The relationship between Islamabad and Washington has been rocky for years, and relations have only just resumed after nosediving following the raid that killed bin Laden and an air raid that accidentally killed 24 Pakistani troops.

Washington considers Pakistan's semi-autonomous northwestern tribal belt as the main hub of Taliban and Al-Qaeda militants plotting attacks on the West and in Afghanistan.

Grossman in the talks also addressed the issue of an anti-Islam video produced in the United States and circulating on the Internet that has led to protests in a number of countries.

He stated very clearly, as Secretary of State Hillary Clinton has done, “that the United States Government had absolutely nothing to do with this video”, said the embassy statement.

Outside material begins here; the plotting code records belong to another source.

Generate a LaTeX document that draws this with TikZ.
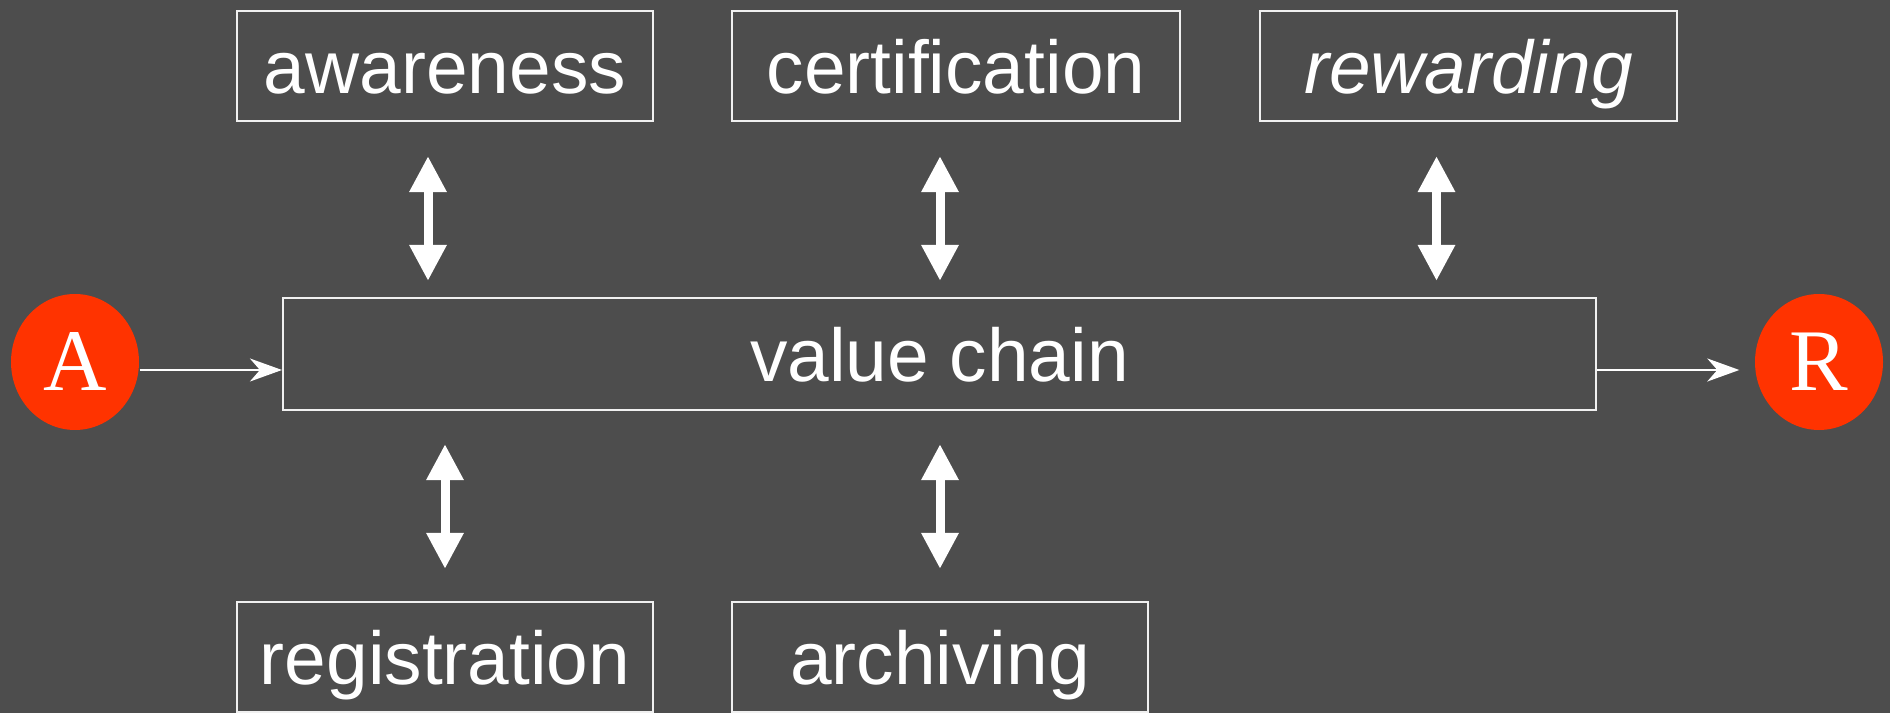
\documentclass[tikz,border=0pt]{standalone}
\usepackage{fontspec}
\setmainfont{Liberation Serif}
\setsansfont{Liberation Sans}
\usetikzlibrary{calc,arrows.meta,shapes.geometric}
\definecolor{slide}{RGB}{77,77,77}
\definecolor{mark}{RGB}{255,51,0}
\begin{document}
\begin{tikzpicture}[
    stage/.style={draw=white!94!black,line width=0.6pt,inner sep=0pt,text=white,
      font=\sffamily\fontsize{21.3}{25}\selectfont,text height=0.55cm,text depth=0pt,minimum height=1.1cm},
    actor/.style={ellipse,fill=mark,inner sep=0pt,minimum width=1.28cm,minimum height=1.36cm,
      text=white,font=\rmfamily\fontsize{25}{30}\selectfont},
    flow/.style={draw=white,line width=0.6pt,-{Stealth[length=3.2mm,width=2.3mm,inset=1mm]}},
    link/.style={draw=white,line width=0.9mm,{Triangle[length=3.6mm,width=3.5mm]}-{Triangle[length=3.6mm,width=3.5mm]}}]
      \useasboundingbox[fill=slide] (0,0) rectangle (18.9,7.13);
      %    top row
      \foreach \n/\x/\w/\t in {aw/4.45/4.16/awareness,ce/9.56/4.48/certification,rw/14.685/4.17/\itshape rewarding}
        \node[stage,minimum width=\w cm] (\n) at (\x,6.47) {\t};
      \node[stage,minimum width=13.13cm,minimum height=1.12cm] (vc) at (9.395,3.59) {value chain};
      %    bottom row
      \foreach \n/\x/\t in {rg/4.45/registration,ar/9.40/archiving}
        \node[stage,minimum width=4.16cm] (\n) at (\x,0.56) {\t};
      \node[actor] (A) at (0.75,3.51) {A};
      \node[actor] (R) at (18.19,3.51) {R};
      \draw[flow] ([yshift=-0.8mm]A.east) -- ([yshift=-0.8mm]A.east -| vc.west);
      \draw[flow,shorten >=1.5mm] ([yshift=-0.8mm]R.west -| vc.east) -- ([yshift=-0.8mm]R.west);
      \foreach \n/\dx in {aw/-1.7mm,ce/-1.6mm,rw/-3.2mm}
        \draw[link,shorten <=3.4mm,shorten >=1.6mm] ([xshift=\dx]\n.south) -- ([xshift=\dx]\n.south |- vc.north);
      \foreach \n/\dx in {rg/0mm,ar/0mm}
        \draw[link,shorten <=3.2mm,shorten >=3.3mm] ([xshift=\dx]\n.north) -- ([xshift=\dx]\n.north |- vc.south);
    \end{tikzpicture}
\end{document}
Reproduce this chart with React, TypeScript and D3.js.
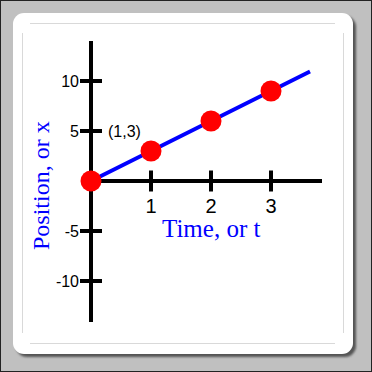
import React from "react";
import * as d3 from "d3";

const pointT = [0, 1, 2, 3];
const pointX = [0, 3, 6, 9];
const lineT = [0, 3.65];
const lineX = [0, 10.95];
const xTicks = [1, 2, 3];
const yTicks = [10, 5, -5, -10];
const annotation = "(1,3)";
const xTitle = "Time, or t";
const yTitle = "Position, or x";

export default function App() {
  const W = 372, H = 372;
  const x = d3.scaleLinear().domain([0, 1]).range([91, 151]);
  const y = d3.scaleLinear().domain([0, 10]).range([181, 81]);
  const line = d3.line<number>().x((_, i) => x(lineT[i])).y((d) => y(d));
  const xMin = 0, xMax = 3.85;
  const yMin = -14.1, yMax = 14;
  return (
    <svg width={W} height={H} style={{ position: "absolute", left: 0, top: 0 }}>
      <defs>
        <filter id="sh" x="-10%" y="-10%" width="120%" height="120%">
          <feGaussianBlur stdDeviation="1" />
        </filter>
      </defs>
      <rect x={0} y={0} width={W} height={H} fill="#c0c0c0" />
      <rect x={0.5} y={0.5} width={W - 1} height={H - 1} fill="none" stroke="#222" strokeWidth={1} />
      <rect x={16} y={16} width={340} height={341} rx={11} fill="#555" filter="url(#sh)" />
      <rect x={13} y={13} width={340} height={341} rx={11} fill="#fff" />
      <g stroke="#d9d9d9" strokeWidth={1}>
        <line x1={30} x2={335} y1={23.5} y2={23.5} />
        <line x1={30} x2={335} y1={343.5} y2={343.5} />
        <line x1={22.5} x2={22.5} y1={33} y2={333} />
        <line x1={343.5} x2={343.5} y1={33} y2={333} />
      </g>
      {/* axes */}
      <g stroke="#000" strokeWidth={4}>
        <line x1={x(0)} x2={x(0)} y1={y(yMax)} y2={y(yMin)} />
        <line x1={x(xMin)} x2={x(xMax)} y1={y(0)} y2={y(0)} />
        {yTicks.map((t) => (
          <line key={"yt" + t} x1={x(0) - 11} x2={x(0) + 11} y1={y(t)} y2={y(t)} />
        ))}
        {xTicks.map((t) => (
          <line key={"xt" + t} x1={x(t)} x2={x(t)} y1={y(0) - 10.5} y2={y(0) + 10.5} />
        ))}
      </g>
      <g fontFamily="'Liberation Sans', Arial, sans-serif" fill="#000">
        {yTicks.map((t) => (
          <text key={"yl" + t} x={x(0) - 12} y={y(t) + 6} fontSize={16} textAnchor="end">
            {t}
          </text>
        ))}
        {xTicks.map((t) => (
          <text key={"xl" + t} x={x(t)} y={213} fontSize={20} textAnchor="middle">
            {t}
          </text>
        ))}
        <text x={108} y={137} fontSize={16}>{annotation}</text>
      </g>
      <path d={line(lineX) || ""} stroke="#0000ff" strokeWidth={4} fill="none" />
      {pointT.map((t, i) => (
        <circle key={"p" + i} cx={x(t)} cy={y(pointX[i])} r={10.5} fill="#ff0000" />
      ))}
      <g fontFamily="'Liberation Serif', 'Times New Roman', serif" fill="#0000ff">
        <text x={162} y={237} fontSize={25}>{xTitle}</text>
        <text transform="translate(49,250) rotate(-90)" fontSize={24}>{yTitle}</text>
      </g>
    </svg>
  );
}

The movie, “Innocence of Muslims”, portrays Muslims as immoral and gratuitously violent. A mob stormed the US consulate in the Libyan city of Benghazi on Tuesday, killing the US ambassador and several other staff, as part of a wave of protests over the video across the Islamic world.

Separately, the Pakistani foreign ministry in a statement said Khar will visit the US from September 18-22.

Khar will hold talks with Clinton and other senior US officials, and also meet with lawmakers, academics and visit think-tanks, it said.

She will later proceed to New York to join a delegation led by Zardari to participate in the forthcoming United Nations General Assembly session, it said.